Collection entries
## START

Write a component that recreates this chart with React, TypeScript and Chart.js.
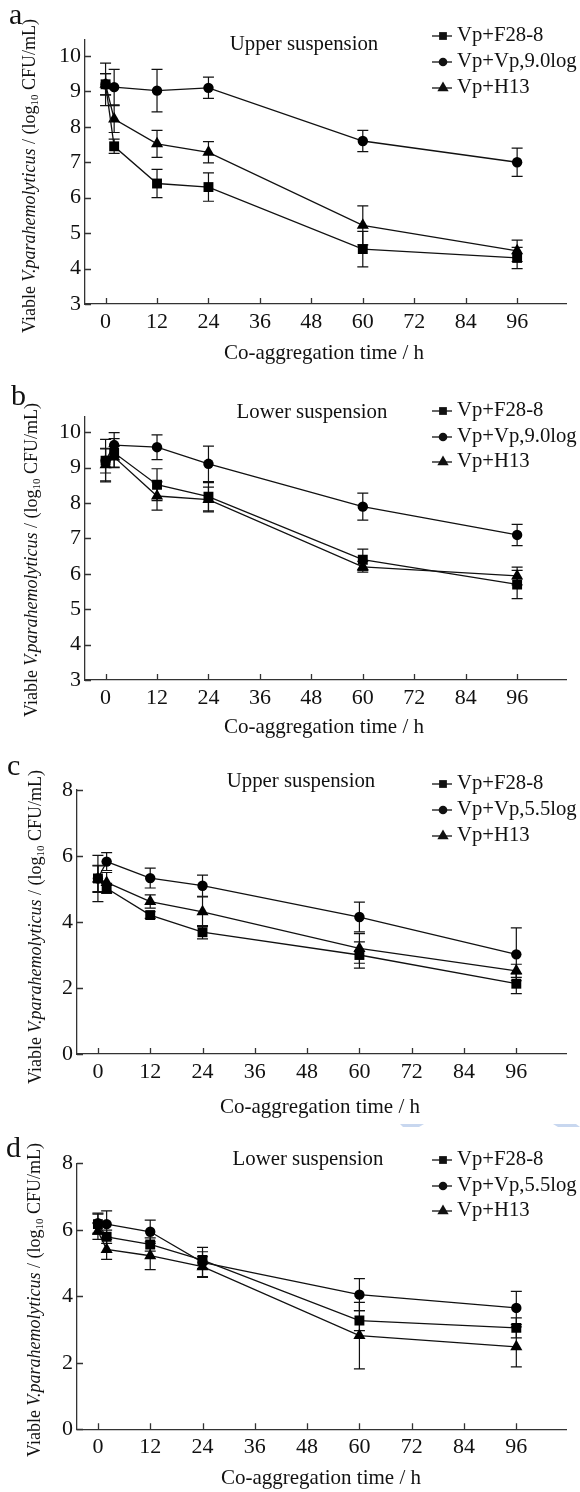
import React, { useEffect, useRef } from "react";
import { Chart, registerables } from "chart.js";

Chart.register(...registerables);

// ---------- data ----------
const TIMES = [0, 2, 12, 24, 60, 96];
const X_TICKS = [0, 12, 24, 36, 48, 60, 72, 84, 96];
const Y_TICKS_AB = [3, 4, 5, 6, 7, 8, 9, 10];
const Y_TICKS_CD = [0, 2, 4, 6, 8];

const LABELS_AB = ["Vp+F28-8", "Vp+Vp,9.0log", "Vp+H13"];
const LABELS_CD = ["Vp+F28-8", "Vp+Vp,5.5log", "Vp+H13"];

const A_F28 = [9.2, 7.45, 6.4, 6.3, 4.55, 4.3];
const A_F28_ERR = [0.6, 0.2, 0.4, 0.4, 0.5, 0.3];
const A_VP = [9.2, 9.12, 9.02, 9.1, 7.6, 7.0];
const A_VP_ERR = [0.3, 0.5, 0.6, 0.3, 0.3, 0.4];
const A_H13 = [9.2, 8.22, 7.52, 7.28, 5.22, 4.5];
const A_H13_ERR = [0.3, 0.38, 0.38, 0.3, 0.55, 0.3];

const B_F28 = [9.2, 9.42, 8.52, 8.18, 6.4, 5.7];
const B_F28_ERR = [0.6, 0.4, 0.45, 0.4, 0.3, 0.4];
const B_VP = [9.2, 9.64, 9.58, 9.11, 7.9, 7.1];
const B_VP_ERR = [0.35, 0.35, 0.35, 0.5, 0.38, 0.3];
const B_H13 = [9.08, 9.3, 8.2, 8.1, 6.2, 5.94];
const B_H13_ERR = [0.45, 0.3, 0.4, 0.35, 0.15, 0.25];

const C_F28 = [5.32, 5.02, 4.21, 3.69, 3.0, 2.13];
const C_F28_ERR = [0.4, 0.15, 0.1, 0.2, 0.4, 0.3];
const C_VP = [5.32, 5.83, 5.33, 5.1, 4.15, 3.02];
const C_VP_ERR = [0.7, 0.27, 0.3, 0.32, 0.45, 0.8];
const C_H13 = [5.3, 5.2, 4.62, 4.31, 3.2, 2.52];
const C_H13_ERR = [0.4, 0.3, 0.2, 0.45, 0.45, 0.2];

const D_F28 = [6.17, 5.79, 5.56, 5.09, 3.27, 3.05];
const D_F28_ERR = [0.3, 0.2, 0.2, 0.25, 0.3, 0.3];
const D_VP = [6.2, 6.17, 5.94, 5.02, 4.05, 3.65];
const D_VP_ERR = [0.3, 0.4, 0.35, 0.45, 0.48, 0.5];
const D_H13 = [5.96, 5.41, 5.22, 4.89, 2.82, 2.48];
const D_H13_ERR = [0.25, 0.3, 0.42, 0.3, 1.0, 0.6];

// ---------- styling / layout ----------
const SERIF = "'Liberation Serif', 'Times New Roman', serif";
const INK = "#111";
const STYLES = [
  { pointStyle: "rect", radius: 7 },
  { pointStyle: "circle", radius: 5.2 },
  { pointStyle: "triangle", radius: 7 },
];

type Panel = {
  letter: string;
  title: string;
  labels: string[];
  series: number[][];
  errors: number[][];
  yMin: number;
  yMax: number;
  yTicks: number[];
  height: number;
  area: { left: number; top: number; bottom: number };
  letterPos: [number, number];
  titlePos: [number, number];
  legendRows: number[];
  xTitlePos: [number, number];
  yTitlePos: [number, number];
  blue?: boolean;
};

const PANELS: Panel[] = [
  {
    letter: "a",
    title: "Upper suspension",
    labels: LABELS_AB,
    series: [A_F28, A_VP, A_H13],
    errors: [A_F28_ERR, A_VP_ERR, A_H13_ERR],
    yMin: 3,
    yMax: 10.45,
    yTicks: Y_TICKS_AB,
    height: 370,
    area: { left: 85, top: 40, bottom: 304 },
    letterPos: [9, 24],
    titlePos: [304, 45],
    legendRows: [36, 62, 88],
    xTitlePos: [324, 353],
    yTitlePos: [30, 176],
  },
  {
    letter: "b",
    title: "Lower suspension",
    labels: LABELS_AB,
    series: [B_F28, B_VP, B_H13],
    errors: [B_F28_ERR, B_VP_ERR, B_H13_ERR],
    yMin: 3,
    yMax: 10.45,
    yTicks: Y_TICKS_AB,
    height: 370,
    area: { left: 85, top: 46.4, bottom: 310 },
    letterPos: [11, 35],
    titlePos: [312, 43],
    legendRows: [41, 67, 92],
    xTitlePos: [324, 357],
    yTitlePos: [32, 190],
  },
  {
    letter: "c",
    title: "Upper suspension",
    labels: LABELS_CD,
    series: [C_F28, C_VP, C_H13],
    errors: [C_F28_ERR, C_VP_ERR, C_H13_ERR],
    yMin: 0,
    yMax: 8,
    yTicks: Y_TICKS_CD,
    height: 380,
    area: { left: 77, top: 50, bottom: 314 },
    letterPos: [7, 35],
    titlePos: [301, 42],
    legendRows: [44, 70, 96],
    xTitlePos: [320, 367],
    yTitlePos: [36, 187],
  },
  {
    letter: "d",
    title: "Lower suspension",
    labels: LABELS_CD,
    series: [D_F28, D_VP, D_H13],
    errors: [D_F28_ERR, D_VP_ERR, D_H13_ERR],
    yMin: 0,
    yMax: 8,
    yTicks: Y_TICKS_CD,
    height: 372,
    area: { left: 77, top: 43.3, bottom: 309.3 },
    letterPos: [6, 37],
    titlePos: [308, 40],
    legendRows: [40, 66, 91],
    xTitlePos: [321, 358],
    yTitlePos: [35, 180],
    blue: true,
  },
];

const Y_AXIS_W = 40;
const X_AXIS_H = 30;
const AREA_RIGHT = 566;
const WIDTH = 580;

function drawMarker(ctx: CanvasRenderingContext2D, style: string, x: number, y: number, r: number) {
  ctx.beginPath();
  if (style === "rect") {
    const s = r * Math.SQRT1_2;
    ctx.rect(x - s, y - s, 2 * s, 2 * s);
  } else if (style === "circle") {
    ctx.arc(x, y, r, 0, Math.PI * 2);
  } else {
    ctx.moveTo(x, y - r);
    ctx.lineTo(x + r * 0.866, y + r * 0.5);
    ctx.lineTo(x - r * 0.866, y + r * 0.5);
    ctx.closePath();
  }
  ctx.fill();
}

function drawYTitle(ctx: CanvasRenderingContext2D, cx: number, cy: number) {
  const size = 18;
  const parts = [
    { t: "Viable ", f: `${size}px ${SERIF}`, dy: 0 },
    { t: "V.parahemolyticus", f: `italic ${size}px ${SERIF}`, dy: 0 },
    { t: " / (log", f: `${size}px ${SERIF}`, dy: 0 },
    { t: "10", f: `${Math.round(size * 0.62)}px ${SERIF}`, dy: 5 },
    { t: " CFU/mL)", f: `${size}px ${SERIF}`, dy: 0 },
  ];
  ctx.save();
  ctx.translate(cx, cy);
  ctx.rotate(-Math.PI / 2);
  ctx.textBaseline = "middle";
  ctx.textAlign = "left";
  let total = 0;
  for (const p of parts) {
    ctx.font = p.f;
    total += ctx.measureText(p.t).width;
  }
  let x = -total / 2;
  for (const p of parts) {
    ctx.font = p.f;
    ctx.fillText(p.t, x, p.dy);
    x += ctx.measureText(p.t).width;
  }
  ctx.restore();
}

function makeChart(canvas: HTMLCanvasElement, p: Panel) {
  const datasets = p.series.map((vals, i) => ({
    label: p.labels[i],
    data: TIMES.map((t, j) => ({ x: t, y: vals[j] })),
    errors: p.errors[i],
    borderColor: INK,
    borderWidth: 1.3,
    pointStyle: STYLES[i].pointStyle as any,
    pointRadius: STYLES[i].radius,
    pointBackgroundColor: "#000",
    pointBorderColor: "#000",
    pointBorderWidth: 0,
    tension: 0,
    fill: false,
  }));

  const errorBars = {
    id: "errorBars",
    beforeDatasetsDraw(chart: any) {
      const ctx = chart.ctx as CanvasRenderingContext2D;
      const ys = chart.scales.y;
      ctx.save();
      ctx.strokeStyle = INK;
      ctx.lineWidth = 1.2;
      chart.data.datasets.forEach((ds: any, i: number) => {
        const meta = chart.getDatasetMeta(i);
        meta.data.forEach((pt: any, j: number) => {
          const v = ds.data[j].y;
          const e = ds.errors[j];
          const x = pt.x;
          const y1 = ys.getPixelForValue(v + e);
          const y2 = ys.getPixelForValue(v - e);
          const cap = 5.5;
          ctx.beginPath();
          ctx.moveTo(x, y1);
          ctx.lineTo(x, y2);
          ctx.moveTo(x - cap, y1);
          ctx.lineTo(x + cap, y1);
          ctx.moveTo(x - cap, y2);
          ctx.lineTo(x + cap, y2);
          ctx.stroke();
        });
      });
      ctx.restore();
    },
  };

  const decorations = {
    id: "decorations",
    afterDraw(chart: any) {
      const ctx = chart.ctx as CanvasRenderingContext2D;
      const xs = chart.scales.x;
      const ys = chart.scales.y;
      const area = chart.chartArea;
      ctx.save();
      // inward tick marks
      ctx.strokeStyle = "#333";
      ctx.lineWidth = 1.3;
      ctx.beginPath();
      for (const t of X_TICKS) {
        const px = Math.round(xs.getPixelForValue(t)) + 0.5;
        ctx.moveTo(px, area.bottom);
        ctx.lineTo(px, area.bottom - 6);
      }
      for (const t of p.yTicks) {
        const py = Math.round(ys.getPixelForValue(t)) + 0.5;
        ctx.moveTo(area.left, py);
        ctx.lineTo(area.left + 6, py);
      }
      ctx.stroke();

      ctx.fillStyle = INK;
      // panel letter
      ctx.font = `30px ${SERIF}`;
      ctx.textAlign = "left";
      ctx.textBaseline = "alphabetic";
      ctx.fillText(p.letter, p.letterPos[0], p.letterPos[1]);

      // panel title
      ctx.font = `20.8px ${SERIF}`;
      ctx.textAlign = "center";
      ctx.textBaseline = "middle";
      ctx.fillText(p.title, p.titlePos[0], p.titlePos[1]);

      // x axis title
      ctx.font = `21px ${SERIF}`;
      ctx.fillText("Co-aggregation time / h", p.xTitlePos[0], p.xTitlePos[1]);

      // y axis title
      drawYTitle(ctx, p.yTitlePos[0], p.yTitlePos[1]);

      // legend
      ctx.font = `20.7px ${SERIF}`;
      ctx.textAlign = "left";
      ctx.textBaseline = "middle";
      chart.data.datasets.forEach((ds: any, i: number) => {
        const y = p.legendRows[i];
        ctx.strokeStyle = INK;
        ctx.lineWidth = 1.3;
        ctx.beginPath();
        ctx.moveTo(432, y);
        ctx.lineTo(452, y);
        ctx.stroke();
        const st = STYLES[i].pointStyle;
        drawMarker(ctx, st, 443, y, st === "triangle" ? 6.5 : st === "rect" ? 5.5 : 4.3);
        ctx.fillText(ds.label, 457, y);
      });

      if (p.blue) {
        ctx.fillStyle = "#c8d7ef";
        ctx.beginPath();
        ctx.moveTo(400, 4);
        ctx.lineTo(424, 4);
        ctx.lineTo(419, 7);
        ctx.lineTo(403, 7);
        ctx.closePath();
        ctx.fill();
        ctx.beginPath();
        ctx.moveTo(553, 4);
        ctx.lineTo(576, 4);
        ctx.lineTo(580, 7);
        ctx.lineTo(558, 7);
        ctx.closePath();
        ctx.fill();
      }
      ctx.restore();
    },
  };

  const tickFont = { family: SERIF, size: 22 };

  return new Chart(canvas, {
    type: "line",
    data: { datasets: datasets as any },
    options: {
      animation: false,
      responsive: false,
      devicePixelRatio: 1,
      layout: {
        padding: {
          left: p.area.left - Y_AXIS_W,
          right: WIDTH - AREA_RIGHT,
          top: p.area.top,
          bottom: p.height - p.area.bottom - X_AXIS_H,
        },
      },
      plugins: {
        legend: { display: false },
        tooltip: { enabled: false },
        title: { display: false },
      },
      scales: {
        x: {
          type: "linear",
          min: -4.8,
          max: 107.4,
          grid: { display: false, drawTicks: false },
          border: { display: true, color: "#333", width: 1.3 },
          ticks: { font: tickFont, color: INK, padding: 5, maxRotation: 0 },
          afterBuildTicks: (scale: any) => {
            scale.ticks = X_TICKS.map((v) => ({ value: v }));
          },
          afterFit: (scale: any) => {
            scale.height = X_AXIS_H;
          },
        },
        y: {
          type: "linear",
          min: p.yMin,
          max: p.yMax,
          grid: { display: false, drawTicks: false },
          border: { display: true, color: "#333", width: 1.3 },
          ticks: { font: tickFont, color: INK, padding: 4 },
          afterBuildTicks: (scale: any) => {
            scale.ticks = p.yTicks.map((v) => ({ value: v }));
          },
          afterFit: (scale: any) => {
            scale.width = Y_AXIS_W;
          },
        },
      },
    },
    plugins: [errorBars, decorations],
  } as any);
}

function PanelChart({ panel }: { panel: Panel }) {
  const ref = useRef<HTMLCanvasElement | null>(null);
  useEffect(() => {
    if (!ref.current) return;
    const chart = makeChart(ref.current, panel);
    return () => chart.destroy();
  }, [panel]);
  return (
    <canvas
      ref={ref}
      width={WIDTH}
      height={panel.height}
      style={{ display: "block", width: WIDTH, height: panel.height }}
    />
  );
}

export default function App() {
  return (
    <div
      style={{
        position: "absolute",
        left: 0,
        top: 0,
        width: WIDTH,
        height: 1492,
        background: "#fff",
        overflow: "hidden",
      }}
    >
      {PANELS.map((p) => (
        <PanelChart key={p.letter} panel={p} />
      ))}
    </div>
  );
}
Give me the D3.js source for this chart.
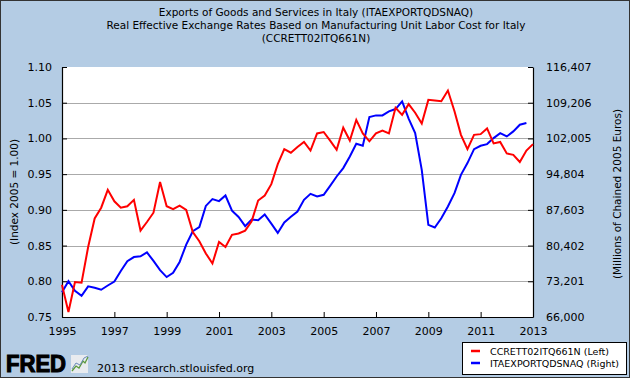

## END

WRITTEN PROBLEM.
Pull out every line of the records above that contains the word "this".

THE COMPLETED TASK.
Write a component that recreates this chart with React, TypeScript and Chart.js.
Give me the D3.js source for this chart.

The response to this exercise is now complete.